■ Short task ■
Lines that hold the string "with" are to be counted; give only their number.

■ Extracted material ■
- - - -
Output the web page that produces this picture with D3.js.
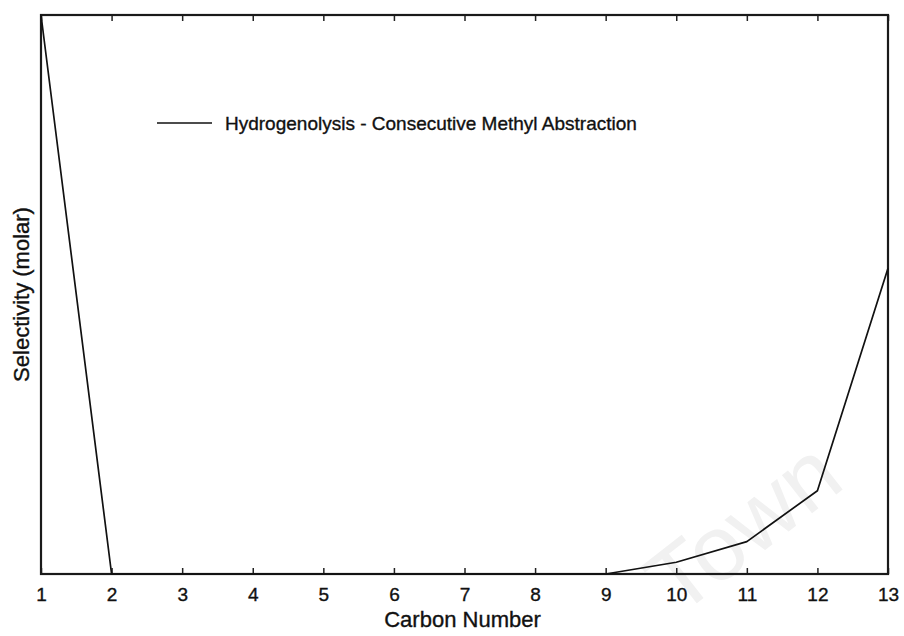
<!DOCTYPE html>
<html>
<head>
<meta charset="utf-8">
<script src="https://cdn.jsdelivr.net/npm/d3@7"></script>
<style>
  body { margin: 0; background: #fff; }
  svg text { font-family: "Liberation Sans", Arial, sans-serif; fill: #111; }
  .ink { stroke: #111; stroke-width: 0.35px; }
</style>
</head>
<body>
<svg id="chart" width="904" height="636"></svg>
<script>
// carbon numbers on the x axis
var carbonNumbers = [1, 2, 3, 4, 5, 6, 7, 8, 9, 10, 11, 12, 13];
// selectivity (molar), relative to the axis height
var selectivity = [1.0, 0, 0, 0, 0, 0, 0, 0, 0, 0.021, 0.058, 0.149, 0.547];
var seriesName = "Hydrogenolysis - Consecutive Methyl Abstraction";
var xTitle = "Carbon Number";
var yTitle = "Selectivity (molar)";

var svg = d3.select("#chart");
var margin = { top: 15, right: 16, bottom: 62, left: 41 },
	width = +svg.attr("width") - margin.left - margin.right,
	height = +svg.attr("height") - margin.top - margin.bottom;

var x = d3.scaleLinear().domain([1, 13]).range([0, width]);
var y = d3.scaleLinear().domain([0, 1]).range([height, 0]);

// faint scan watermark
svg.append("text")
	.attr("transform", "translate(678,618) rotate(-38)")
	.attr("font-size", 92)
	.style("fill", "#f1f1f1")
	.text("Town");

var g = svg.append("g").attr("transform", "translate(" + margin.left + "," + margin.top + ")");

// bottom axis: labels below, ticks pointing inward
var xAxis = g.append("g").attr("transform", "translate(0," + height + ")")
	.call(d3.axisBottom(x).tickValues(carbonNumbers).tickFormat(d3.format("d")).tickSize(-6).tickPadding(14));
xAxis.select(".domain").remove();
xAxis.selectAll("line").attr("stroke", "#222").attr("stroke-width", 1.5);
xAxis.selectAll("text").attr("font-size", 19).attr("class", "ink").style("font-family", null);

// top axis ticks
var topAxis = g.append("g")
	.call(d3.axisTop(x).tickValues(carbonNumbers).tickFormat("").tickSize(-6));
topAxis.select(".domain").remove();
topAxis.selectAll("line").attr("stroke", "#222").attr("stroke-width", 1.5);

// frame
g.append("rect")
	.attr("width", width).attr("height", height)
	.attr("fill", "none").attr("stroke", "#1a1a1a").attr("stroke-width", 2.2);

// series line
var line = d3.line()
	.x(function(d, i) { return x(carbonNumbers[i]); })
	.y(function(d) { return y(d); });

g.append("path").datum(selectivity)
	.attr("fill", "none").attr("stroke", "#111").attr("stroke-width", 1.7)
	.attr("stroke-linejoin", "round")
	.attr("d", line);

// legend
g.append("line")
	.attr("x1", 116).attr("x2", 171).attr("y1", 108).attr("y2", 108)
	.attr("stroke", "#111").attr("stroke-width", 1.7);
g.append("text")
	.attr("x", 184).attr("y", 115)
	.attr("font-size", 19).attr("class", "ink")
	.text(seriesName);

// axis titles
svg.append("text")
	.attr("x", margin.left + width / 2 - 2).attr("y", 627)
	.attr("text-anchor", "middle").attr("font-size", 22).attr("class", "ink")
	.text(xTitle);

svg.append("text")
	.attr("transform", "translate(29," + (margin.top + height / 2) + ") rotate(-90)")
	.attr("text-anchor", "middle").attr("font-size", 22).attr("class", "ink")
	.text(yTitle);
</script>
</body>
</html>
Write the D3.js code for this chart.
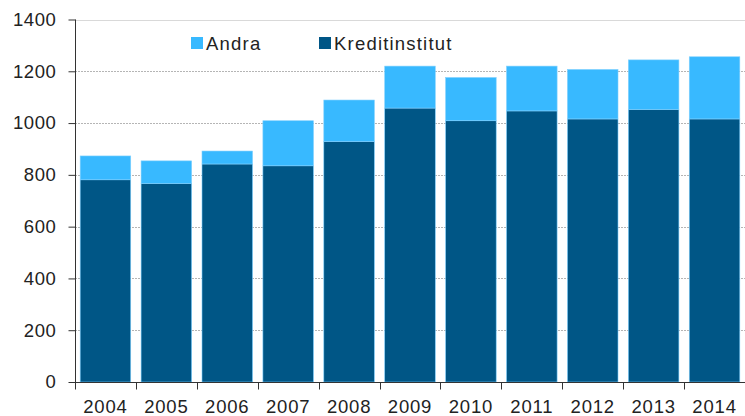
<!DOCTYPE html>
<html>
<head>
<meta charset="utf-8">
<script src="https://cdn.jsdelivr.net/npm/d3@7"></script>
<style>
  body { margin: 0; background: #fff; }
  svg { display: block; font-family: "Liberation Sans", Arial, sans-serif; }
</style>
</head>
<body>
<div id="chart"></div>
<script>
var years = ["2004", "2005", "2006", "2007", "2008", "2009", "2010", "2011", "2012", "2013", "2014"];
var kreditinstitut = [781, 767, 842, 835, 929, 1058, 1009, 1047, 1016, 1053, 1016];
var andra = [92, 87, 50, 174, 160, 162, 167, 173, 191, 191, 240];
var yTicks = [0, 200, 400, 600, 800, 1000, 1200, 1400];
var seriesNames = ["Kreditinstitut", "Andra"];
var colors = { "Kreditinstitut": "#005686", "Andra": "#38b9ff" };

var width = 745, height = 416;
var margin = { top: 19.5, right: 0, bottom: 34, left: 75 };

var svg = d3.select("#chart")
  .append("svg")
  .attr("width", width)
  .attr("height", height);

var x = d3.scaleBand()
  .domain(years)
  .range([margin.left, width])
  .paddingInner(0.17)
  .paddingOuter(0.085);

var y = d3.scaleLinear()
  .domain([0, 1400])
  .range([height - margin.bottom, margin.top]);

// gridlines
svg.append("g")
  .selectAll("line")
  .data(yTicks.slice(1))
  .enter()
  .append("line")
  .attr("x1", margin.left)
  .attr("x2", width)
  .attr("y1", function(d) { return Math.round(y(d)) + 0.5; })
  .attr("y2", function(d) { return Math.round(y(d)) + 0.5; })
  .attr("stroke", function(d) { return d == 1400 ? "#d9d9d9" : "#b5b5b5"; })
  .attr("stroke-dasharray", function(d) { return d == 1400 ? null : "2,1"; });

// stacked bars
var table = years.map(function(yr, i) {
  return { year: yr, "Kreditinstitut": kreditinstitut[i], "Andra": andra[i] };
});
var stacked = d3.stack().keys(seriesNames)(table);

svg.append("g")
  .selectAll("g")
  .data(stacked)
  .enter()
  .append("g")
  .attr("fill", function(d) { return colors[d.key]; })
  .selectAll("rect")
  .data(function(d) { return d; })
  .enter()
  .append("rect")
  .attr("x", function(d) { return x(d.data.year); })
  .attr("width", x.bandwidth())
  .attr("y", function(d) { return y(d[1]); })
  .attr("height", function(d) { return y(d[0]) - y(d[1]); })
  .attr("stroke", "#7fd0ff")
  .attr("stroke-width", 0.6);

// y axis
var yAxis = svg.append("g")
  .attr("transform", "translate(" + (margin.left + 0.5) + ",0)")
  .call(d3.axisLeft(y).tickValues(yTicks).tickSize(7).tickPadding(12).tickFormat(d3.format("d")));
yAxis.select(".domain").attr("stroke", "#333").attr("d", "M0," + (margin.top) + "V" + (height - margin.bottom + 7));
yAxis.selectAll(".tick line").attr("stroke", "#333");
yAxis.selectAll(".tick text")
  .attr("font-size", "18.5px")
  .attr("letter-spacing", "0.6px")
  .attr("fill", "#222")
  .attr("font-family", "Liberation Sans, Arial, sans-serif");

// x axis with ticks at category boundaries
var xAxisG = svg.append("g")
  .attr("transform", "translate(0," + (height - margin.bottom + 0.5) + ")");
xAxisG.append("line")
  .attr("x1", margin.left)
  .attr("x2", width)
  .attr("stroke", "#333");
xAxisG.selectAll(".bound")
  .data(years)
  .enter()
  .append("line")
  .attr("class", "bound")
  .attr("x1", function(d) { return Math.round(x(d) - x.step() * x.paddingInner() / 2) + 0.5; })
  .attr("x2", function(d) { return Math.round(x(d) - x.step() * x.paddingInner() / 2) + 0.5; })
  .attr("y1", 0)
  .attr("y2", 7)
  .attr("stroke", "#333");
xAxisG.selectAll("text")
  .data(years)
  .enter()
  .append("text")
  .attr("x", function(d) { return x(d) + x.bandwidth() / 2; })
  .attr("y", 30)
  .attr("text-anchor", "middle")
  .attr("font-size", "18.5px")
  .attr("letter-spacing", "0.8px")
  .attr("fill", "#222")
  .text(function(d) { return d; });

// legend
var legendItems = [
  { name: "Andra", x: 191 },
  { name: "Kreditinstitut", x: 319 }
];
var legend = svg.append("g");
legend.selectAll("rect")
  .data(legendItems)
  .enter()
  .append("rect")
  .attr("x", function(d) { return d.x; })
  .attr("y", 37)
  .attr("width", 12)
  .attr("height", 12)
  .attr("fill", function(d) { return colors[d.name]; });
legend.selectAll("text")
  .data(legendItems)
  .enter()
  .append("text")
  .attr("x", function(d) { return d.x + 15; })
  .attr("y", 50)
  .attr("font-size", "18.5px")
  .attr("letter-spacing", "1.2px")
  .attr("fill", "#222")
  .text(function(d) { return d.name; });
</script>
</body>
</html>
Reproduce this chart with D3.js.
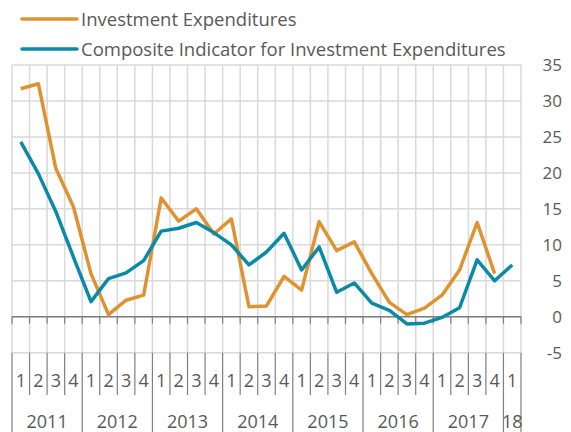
- - - -
■ Reply ■
3